[TASK OBJECTIVE] Images excluded, repeat each entry below exactly.

(Plotting code records)

┄┄┄┄┄┄

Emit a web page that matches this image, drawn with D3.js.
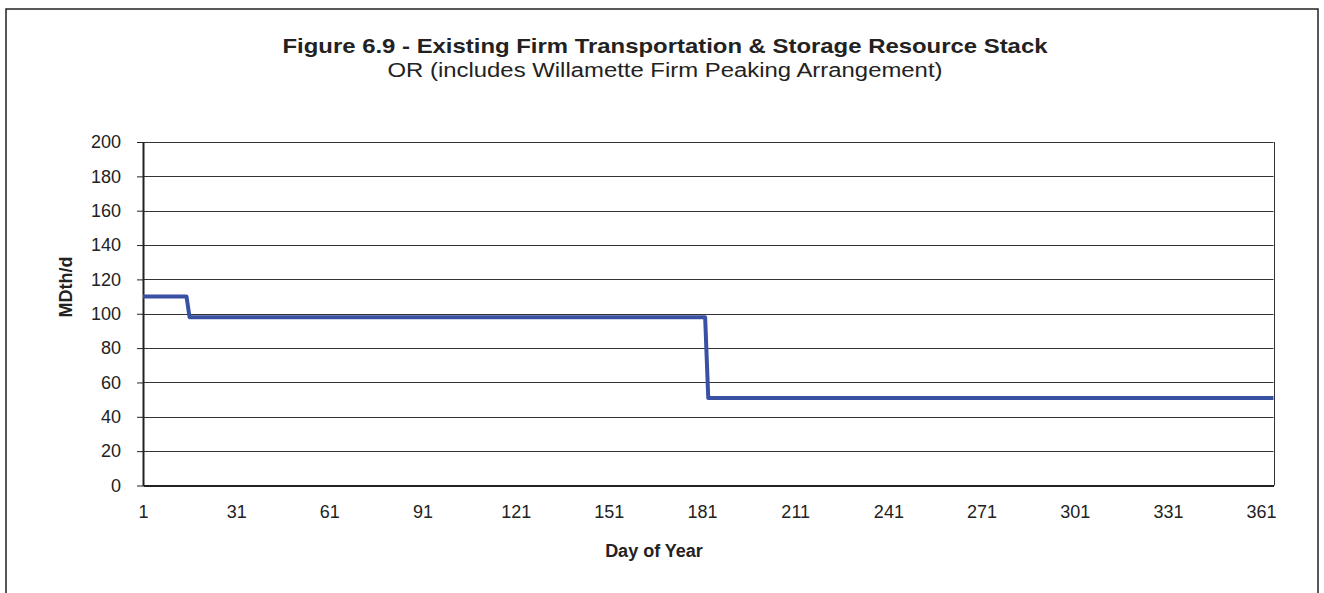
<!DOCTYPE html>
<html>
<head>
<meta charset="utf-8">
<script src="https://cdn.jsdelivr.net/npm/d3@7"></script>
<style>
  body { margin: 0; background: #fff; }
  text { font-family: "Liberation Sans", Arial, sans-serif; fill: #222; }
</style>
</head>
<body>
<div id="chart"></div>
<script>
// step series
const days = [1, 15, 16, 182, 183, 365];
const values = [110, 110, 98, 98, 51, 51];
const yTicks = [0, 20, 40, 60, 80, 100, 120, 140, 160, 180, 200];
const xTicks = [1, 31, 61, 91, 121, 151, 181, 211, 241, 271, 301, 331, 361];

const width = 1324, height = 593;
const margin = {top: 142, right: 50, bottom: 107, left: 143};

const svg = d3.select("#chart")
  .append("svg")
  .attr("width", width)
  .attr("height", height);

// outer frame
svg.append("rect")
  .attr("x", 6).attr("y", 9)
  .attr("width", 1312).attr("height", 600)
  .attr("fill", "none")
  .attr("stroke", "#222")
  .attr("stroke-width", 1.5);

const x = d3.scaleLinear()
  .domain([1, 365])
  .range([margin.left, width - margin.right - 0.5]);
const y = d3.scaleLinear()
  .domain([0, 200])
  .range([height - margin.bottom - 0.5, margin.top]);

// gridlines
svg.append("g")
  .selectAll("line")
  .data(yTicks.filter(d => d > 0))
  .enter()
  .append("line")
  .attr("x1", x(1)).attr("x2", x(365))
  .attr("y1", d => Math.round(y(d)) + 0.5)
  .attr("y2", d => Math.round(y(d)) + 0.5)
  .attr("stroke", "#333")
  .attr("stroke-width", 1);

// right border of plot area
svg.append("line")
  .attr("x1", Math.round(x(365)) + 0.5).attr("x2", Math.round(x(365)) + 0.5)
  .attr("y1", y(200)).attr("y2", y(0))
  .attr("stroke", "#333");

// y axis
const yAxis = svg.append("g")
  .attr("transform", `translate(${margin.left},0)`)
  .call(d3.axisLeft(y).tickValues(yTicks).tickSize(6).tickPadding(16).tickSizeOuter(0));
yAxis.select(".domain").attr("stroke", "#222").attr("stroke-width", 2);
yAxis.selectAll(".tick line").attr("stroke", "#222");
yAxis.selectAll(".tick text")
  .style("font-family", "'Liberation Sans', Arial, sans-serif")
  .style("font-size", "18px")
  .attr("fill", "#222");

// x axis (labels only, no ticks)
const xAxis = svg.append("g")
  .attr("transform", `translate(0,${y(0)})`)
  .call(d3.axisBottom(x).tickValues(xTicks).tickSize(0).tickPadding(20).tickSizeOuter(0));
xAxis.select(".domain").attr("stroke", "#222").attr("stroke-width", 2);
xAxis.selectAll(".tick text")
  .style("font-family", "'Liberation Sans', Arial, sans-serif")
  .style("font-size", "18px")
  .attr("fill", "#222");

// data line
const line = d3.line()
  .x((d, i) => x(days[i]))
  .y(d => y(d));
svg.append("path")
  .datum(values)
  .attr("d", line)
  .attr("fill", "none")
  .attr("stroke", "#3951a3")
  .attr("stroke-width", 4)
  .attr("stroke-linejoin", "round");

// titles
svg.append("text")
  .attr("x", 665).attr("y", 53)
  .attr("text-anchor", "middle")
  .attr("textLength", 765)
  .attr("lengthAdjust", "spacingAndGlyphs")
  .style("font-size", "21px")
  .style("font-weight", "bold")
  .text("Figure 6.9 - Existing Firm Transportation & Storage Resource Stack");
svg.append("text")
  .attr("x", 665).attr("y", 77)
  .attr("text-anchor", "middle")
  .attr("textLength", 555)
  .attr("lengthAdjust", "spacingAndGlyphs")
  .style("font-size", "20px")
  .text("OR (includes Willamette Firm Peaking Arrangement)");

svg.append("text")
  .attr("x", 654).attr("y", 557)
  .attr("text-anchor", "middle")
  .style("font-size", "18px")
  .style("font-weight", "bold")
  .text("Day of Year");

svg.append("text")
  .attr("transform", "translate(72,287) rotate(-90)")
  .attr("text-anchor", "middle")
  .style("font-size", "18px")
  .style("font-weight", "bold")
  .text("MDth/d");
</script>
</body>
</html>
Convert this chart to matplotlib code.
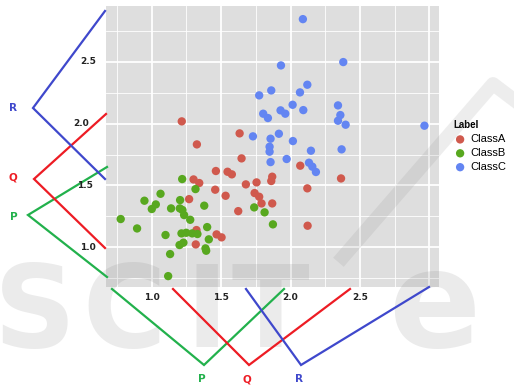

┄┄┄┄┄┄

[TASK SOLUTION]
Emit a web page that matches this image, drawn with D3.js.
<!DOCTYPE html>
<html>
<head>
<meta charset="utf-8">
<script src="https://cdn.jsdelivr.net/npm/d3@7"></script>
<style>
  body { margin: 0; background: #fff; }
  text { font-family: "Liberation Sans", Arial, sans-serif; fill: #222; }
</style>
</head>
<body>
<div id="chart"></div>
<script>
// step series
const days = [1, 15, 16, 182, 183, 365];
const values = [110, 110, 98, 98, 51, 51];
const yTicks = [0, 20, 40, 60, 80, 100, 120, 140, 160, 180, 200];
const xTicks = [1, 31, 61, 91, 121, 151, 181, 211, 241, 271, 301, 331, 361];

const width = 1324, height = 593;
const margin = {top: 142, right: 50, bottom: 107, left: 143};

const svg = d3.select("#chart")
  .append("svg")
  .attr("width", width)
  .attr("height", height);

// outer frame
svg.append("rect")
  .attr("x", 6).attr("y", 9)
  .attr("width", 1312).attr("height", 600)
  .attr("fill", "none")
  .attr("stroke", "#222")
  .attr("stroke-width", 1.5);

const x = d3.scaleLinear()
  .domain([1, 365])
  .range([margin.left, width - margin.right - 0.5]);
const y = d3.scaleLinear()
  .domain([0, 200])
  .range([height - margin.bottom - 0.5, margin.top]);

// gridlines
svg.append("g")
  .selectAll("line")
  .data(yTicks.filter(d => d > 0))
  .enter()
  .append("line")
  .attr("x1", x(1)).attr("x2", x(365))
  .attr("y1", d => Math.round(y(d)) + 0.5)
  .attr("y2", d => Math.round(y(d)) + 0.5)
  .attr("stroke", "#333")
  .attr("stroke-width", 1);

// right border of plot area
svg.append("line")
  .attr("x1", Math.round(x(365)) + 0.5).attr("x2", Math.round(x(365)) + 0.5)
  .attr("y1", y(200)).attr("y2", y(0))
  .attr("stroke", "#333");

// y axis
const yAxis = svg.append("g")
  .attr("transform", `translate(${margin.left},0)`)
  .call(d3.axisLeft(y).tickValues(yTicks).tickSize(6).tickPadding(16).tickSizeOuter(0));
yAxis.select(".domain").attr("stroke", "#222").attr("stroke-width", 2);
yAxis.selectAll(".tick line").attr("stroke", "#222");
yAxis.selectAll(".tick text")
  .style("font-family", "'Liberation Sans', Arial, sans-serif")
  .style("font-size", "18px")
  .attr("fill", "#222");

// x axis (labels only, no ticks)
const xAxis = svg.append("g")
  .attr("transform", `translate(0,${y(0)})`)
  .call(d3.axisBottom(x).tickValues(xTicks).tickSize(0).tickPadding(20).tickSizeOuter(0));
xAxis.select(".domain").attr("stroke", "#222").attr("stroke-width", 2);
xAxis.selectAll(".tick text")
  .style("font-family", "'Liberation Sans', Arial, sans-serif")
  .style("font-size", "18px")
  .attr("fill", "#222");

// data line
const line = d3.line()
  .x((d, i) => x(days[i]))
  .y(d => y(d));
svg.append("path")
  .datum(values)
  .attr("d", line)
  .attr("fill", "none")
  .attr("stroke", "#3951a3")
  .attr("stroke-width", 4)
  .attr("stroke-linejoin", "round");

// titles
svg.append("text")
  .attr("x", 665).attr("y", 53)
  .attr("text-anchor", "middle")
  .attr("textLength", 765)
  .attr("lengthAdjust", "spacingAndGlyphs")
  .style("font-size", "21px")
  .style("font-weight", "bold")
  .text("Figure 6.9 - Existing Firm Transportation & Storage Resource Stack");
svg.append("text")
  .attr("x", 665).attr("y", 77)
  .attr("text-anchor", "middle")
  .attr("textLength", 555)
  .attr("lengthAdjust", "spacingAndGlyphs")
  .style("font-size", "20px")
  .text("OR (includes Willamette Firm Peaking Arrangement)");

svg.append("text")
  .attr("x", 654).attr("y", 557)
  .attr("text-anchor", "middle")
  .style("font-size", "18px")
  .style("font-weight", "bold")
  .text("Day of Year");

svg.append("text")
  .attr("transform", "translate(72,287) rotate(-90)")
  .attr("text-anchor", "middle")
  .style("font-size", "18px")
  .style("font-weight", "bold")
  .text("MDth/d");
</script>
</body>
</html>
Convert this chart to matplotlib code.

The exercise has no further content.